= Ultimate in Japan =

Ultimate, originally called ultimate frisbee, is a non-contact team field sport played with a flying disc, invented in New Jersey, USA, in 1968. Japanese players and teams rose to prominence in the 1990s, and today are among the strongest competitors in the sport globally.

== History ==

The frisbee was introduced to Japan in 1969. Japan Flying Disk Athletic (JFA) was established in 1975 in Nagoya, and started meeting in 1976. In 1984, JFA changed its name to JFDA and affiliated with the World Flying Disk Federation (WFDF), which took part in the World Ultimate Meet. Today, over 3,000 play Ultimate in Japan.

In 1992, the 6th world Ultimate championship tournament was held in Utsunomiya and the final match was broadcast by NHK-BS in real time.

In 1995, GAISF accepted WFDF as an official member. In addition, Ultimate was adopted by a sports class that the Ministry of Education, Culture, Sports, Science and Technology and other groups held. NHK broadcast Ultimate in the program, "television-sports class". As a result, many people recognized Ultimate.

More than 150 educational facilities adopted Ultimate as physical education. In 1996, at the Japan Flying Disk Athletic meet, players were able to get the cup of the Minister of Education, Culture, Sports, Science and Technology. JFDA dispatched players to the world meet and also held meets in cooperation with the US and Taiwan. Japanese teams - both clubs and national teams - quickly rose to become consistent top finishers in international competition:

- Open and Women's silver medallists at the 1998 World Ultimate Championships
- Mixed silver medal for club team Osaka Natto at the 1999 World Ultimate Club Championships
- Women's silver medal at the 2000 World Ultimate Championships
- Bronze medal in Mixed at the 2001 World Games, held in Akita Prefecture, with Ultimate as an official event for the first time.
- Gold medals in Open (Buzz Bullets), and a sweep of all 3 medals in Women's (MUD winning gold), at the 2006 World Ultimate Club Championships
- Open bronze medal and Women's silver medal at the 2008 World Ultimate and Guts Championships
- Silver medals in Mixed at the 2009 World Games
- Open bronze medal (Buzz Bullets) and Women's silver medal (UNO) in the 2010 World Ultimate Club Championships

In 2012, the world Ultimate meet was held in Sakai city for the first time in 20 years and 1,392 players took part, with Japan's women's team beating the US in the final to take the gold. In 2013, IOC dubbed WFDF as a semi-official association and took a step toward becoming an Olympic event. Japanese player Tanaka, who is a member of Japanese Ultimate team Buzz Bullets, went to Taiwan and taught Ultimate to many athletes. As of 2014 July 20, the number of member nations and areas of WFDF is 57, but this is insufficient to become an Olympic event.

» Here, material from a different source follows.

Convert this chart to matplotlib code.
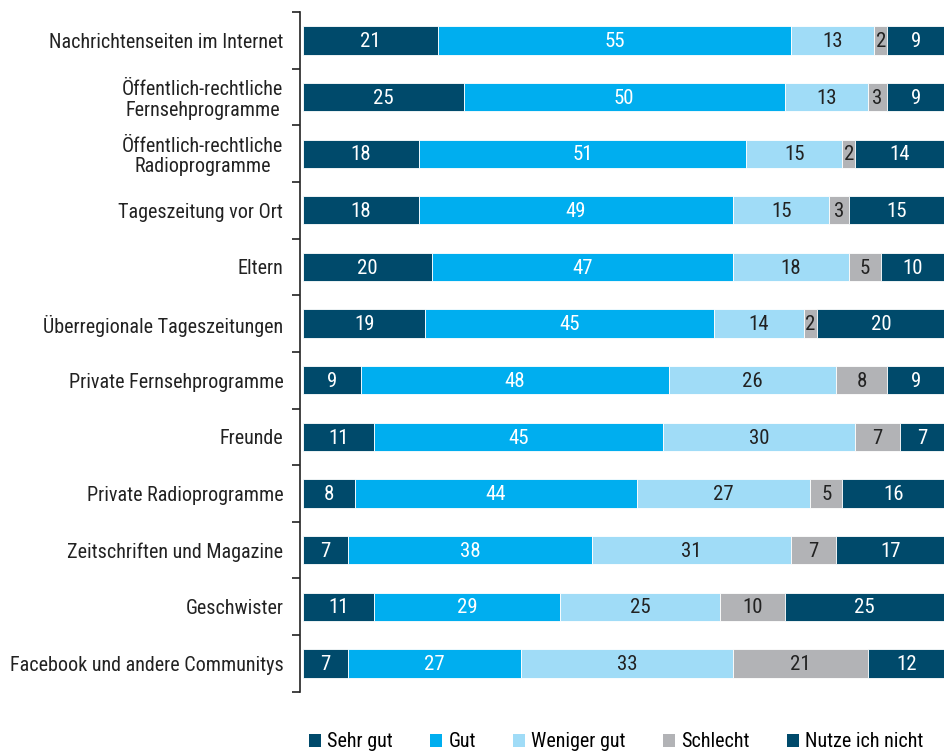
import matplotlib.pyplot as plt
from matplotlib.patches import Patch
from matplotlib import font_manager
import numpy as np

kategorien = [
    "Nachrichtenseiten im Internet",
    "Öffentlich-rechtliche\nFernsehprogramme",
    "Öffentlich-rechtliche\nRadioprogramme",
    "Tageszeitung vor Ort",
    "Eltern",
    "Überregionale Tageszeitungen",
    "Private Fernsehprogramme",
    "Freunde",
    "Private Radioprogramme",
    "Zeitschriften und Magazine",
    "Geschwister",
    "Facebook und andere Communitys",
]
sehr_gut = [21, 25, 18, 18, 20, 19, 9, 11, 8, 7, 11, 7]
gut = [55, 50, 51, 49, 47, 45, 48, 45, 44, 38, 29, 27]
weniger_gut = [13, 13, 15, 15, 18, 14, 26, 30, 27, 31, 25, 33]
schlecht = [2, 3, 2, 3, 5, 2, 8, 7, 5, 7, 10, 21]
nutze_nicht = [9, 9, 14, 15, 10, 20, 9, 7, 16, 17, 25, 12]

serien = ["Sehr gut", "Gut", "Weniger gut", "Schlecht", "Nutze ich nicht"]
farben = ["#004a6b", "#00aeef", "#a0dcf7", "#b2b3b6", "#004a6b"]
textfarben = ["white", "white", "#222222", "#222222", "white"]

namen = {f.name for f in font_manager.fontManager.ttflist}
schrift = "Roboto Condensed" if "Roboto Condensed" in namen else "Roboto"
plt.rcParams['font.family'] = [schrift, 'DejaVu Sans']

fig = plt.figure(figsize=(9.45, 7.56), dpi=100)
ax = fig.add_axes([0.3175, 0.085, 0.6825, 0.899])

y = np.arange(len(kategorien))
links = np.zeros(len(kategorien))
for werte, farbe, tf in zip([sehr_gut, gut, weniger_gut, schlecht, nutze_nicht], farben, textfarben):
    werte = np.array(werte)
    ax.barh(y, werte, left=links, height=0.5, color=farbe, edgecolor="white", linewidth=0.6)
    for yi, l, w in zip(y, links, werte):
        ax.text(l + w / 2, yi + 0.02, str(w), ha="center", va="center", color=tf, fontsize=15)
    links += werte

ax.set_xlim(-0.5, 100)
ax.set_ylim(len(kategorien) - 0.5, -0.5)
ax.set_xticks([])
ax.set_yticks(np.arange(-0.5, len(kategorien), 1))
ax.set_yticklabels([])
ax.set_yticks(y, minor=True)
ax.set_yticklabels(kategorien, minor=True, fontsize=14.5, color="#222222", linespacing=1.1)
for lbl in ax.get_yticklabels(minor=True):
    lbl.set_multialignment("center")
ax.tick_params(axis="y", which="major", length=6, width=1.2, color="#222222")
ax.tick_params(axis="y", which="minor", length=0, pad=12)
for s in ["top", "right", "bottom"]:
    ax.spines[s].set_visible(False)
ax.spines["left"].set_linewidth(1.2)
ax.spines["left"].set_color("#222222")

handles = [Patch(facecolor=f, edgecolor="none") for f in farben]
fig.legend(handles, serien, loc="lower center", bbox_to_anchor=(0.652, -0.018), ncol=5,
           frameon=False, fontsize=14.5, handlelength=0.6, handleheight=0.6,
           handletextpad=0.3, columnspacing=1.85)

fig.savefig("out.png", dpi=100)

==National Championships==

Although in 2013, four official national Ultimate championships took place, in 2014, two new ones were added.

- Minister of Education, Culture, Sports, Science and Technology Cup All Japan Ultimate Championships. This is the largest national championship in Japan. The winner of this championship is the best of Japan. Divisions: open and women. The 2014 event is the 39th. In 2013, 89 teams and 1,672 athletes participated.
- All Japan University Student Ultimate Championship Series. This determines the best university student teams in Japan. Divisions: open and women. 2014 is the 25th event. In 2013, 111 teams and 1969 students joined it.
- All Japan University Freshmen's Ultimate Championship Series. Only freshmen and sophomores can join this championship. Divisions: open and women. The 2014 event is the 24th. In 2013, 98 teams, 1214 students joined it.
- All Japan Mix & Masters Ultimate Champions Series. In Japan, only this championship has the mix division and the division for masters. Divisions: mixed, open, women's masters. The 2014 event is the 2nd. In 2013, 13 teams and 290 people participated.
- Ultimate Club Team Champions League. The 2014 event is the first. Teams are divided into leagues according to levels. Divisions: open and women.

== Japanese National Team ==
The Japanese National team has a long history, placing 1st at the world championships many times. As of January 18, 2015 the World Flying Disc Association ranked the Japanese team 5th in Men's Ultimate, 1st in Women's and 3rd in Mixed.